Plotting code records
------------------------------------------------------------
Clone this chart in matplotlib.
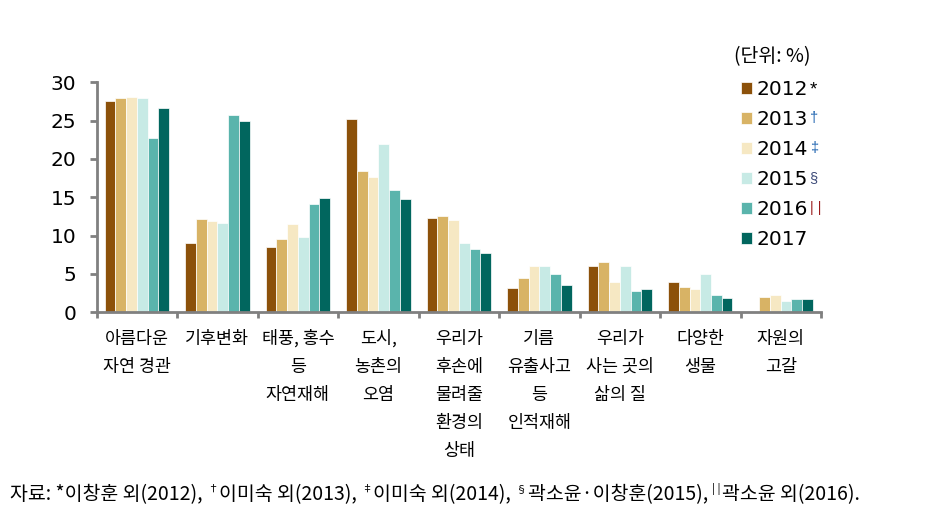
import numpy as np
import matplotlib
matplotlib.use("Agg")
import matplotlib.pyplot as plt

plt.rcParams['font.family'] = ['Noto Sans CJK KR', 'DejaVu Sans']

categories = ["아름다운\n자연 경관", "기후변화", "태풍, 홍수\n등\n자연재해", "도시,\n농촌의\n오염",
              "우리가\n후손에\n물려줄\n환경의\n상태", "기름\n유출사고\n등\n인적재해",
              "우리가\n사는 곳의\n삶의 질", "다양한\n생물", "자원의\n고갈"]
years = ["2012", "2013", "2014", "2015", "2016", "2017"]
year_marks = ["*", "\u2020", "\u2021", "\u00a7", "| |", ""]
mark_colors = ["black", "#1f64b0", "#1f64b0", "#3c4a78", "#9b1b1b", "black"]
colors = ["#8C510A", "#D8B365", "#F6E8C3", "#C7EAE5", "#5AB4AC", "#01665E"]

v2012 = [27.6, 9.0, 8.5, 25.2, 12.3, 3.2, 6.1, 4.0, np.nan]
v2013 = [27.9, 12.2, 9.5, 18.4, 12.6, 4.5, 6.5, 3.3, 2.0]
v2014 = [28.1, 11.9, 11.5, 17.6, 12.0, 6.1, 3.9, 3.0, 2.3]
v2015 = [28.0, 11.7, 9.8, 22.0, 9.1, 6.0, 6.0, 5.0, 1.5]
v2016 = [22.7, 25.7, 14.1, 15.9, 8.3, 5.0, 2.8, 2.3, 1.7]
v2017 = [26.7, 25.0, 14.9, 14.8, 7.7, 3.5, 3.0, 1.9, 1.7]
series = [v2012, v2013, v2014, v2015, v2016, v2017]

yticks = [0, 5, 10, 15, 20, 25, 30]

source_parts = [("자료: *이창훈 외(2012), ", False), ("\u2020", True), ("이미숙 외(2013), ", False),
                ("\u2021", True), ("이미숙 외(2014), ", False), ("\u00a7", True),
                ("곽소윤·이창훈(2015), ", False), ("| |", True), ("곽소윤 외(2016).", False)]

W, H = 937, 523
fig = plt.figure(figsize=(W / 100, H / 100), dpi=100)
ax = fig.add_axes([96.7 / W, 1 - 312.3 / H, (821 - 96.7) / W, (312.3 - 82.3) / H])

n = len(series)
bw = 0.8 / n
x = np.arange(len(categories))
handles = []
for i, (vals, c) in enumerate(zip(series, colors)):
    b = ax.bar(x - 0.4 + bw * (i + 0.5), vals, width=bw, color=c, edgecolor="white",
               linewidth=0.5, label=years[i])
    handles.append(b)

ax.set_xlim(-0.5, len(categories) - 0.5)
ax.set_ylim(0, 30)
for s in ["top", "right"]:
    ax.spines[s].set_visible(False)
for s in ["left", "bottom"]:
    ax.spines[s].set_color("#808080")
    ax.spines[s].set_linewidth(2)

ax.set_yticks(yticks)
ax.set_yticklabels([str(t) for t in yticks], fontsize=14.5, family="DejaVu Sans")
ax.tick_params(axis="y", length=5, width=2, color="#808080", pad=9.5)

ax.set_xticks(np.arange(len(categories) + 1) - 0.5)
ax.set_xticklabels([])
ax.tick_params(axis="x", which="major", length=4.5, width=2, color="#808080")
ax.set_xticks(x, minor=True)
ax.set_xticklabels(categories, minor=True, fontsize=12.5, linespacing=1.72, va="top")
ax.tick_params(axis="x", which="minor", length=0, pad=12.5)

leg = fig.legend(handles=handles, labels=years, loc="upper left",
                 bbox_to_anchor=(741 / W, 1 - 80 / H), frameon=False,
                 prop={"family": "DejaVu Sans", "size": 14.5},
                 handlelength=0.53, handleheight=0.53, handletextpad=0.25,
                 labelspacing=0.55, borderpad=0, borderaxespad=0)
fig.text(772 / W, 1 - 57 / H, "(단위: %)", ha="center", va="center", fontsize=14)

fig.canvas.draw()
r = fig.canvas.get_renderer()
for t, m, mc in zip(leg.get_texts(), year_marks, mark_colors):
    if not m:
        continue
    bb = t.get_window_extent(r)
    fig.text((bb.x1 + 1.5) / W, (bb.y1 - 1) / H, m, ha="left", va="top",
             fontsize=10.5 if m != "*" else 13.5, color=mc,
             family=["Liberation Sans", "DejaVu Sans"])

xs = 10
ybase = 1 - 500 / H
for s, sup in source_parts:
    if sup:
        t = fig.text(xs / W, ybase + 8 / H, s, fontsize=8, ha="left", va="baseline",
                     family=["Noto Sans CJK KR", "DejaVu Sans"])
    else:
        t = fig.text(xs / W, ybase, s, fontsize=14, ha="left", va="baseline",
                     family=["Noto Sans CJK KR", "DejaVu Sans"])
    bb = t.get_window_extent(r)
    xs = bb.x1 + (1 if sup else 0)

fig.savefig("out.png", dpi=100)
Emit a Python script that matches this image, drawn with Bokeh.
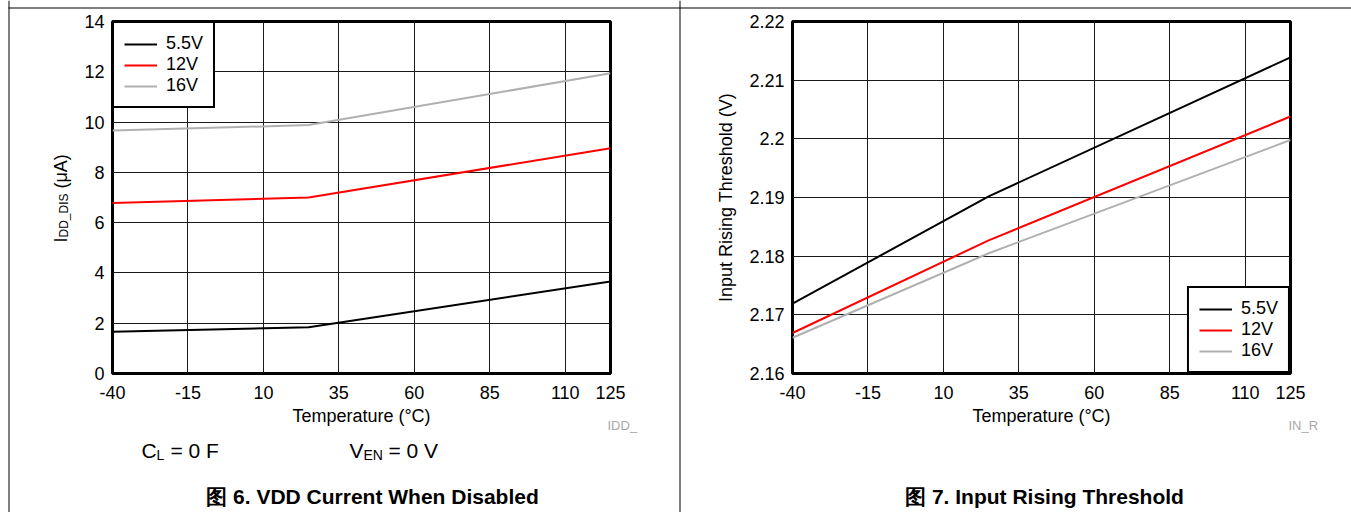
------------------------------------------------------------
### Challenge
Across the material above, count every line holding "this" and write down only the number.

### Right answer
2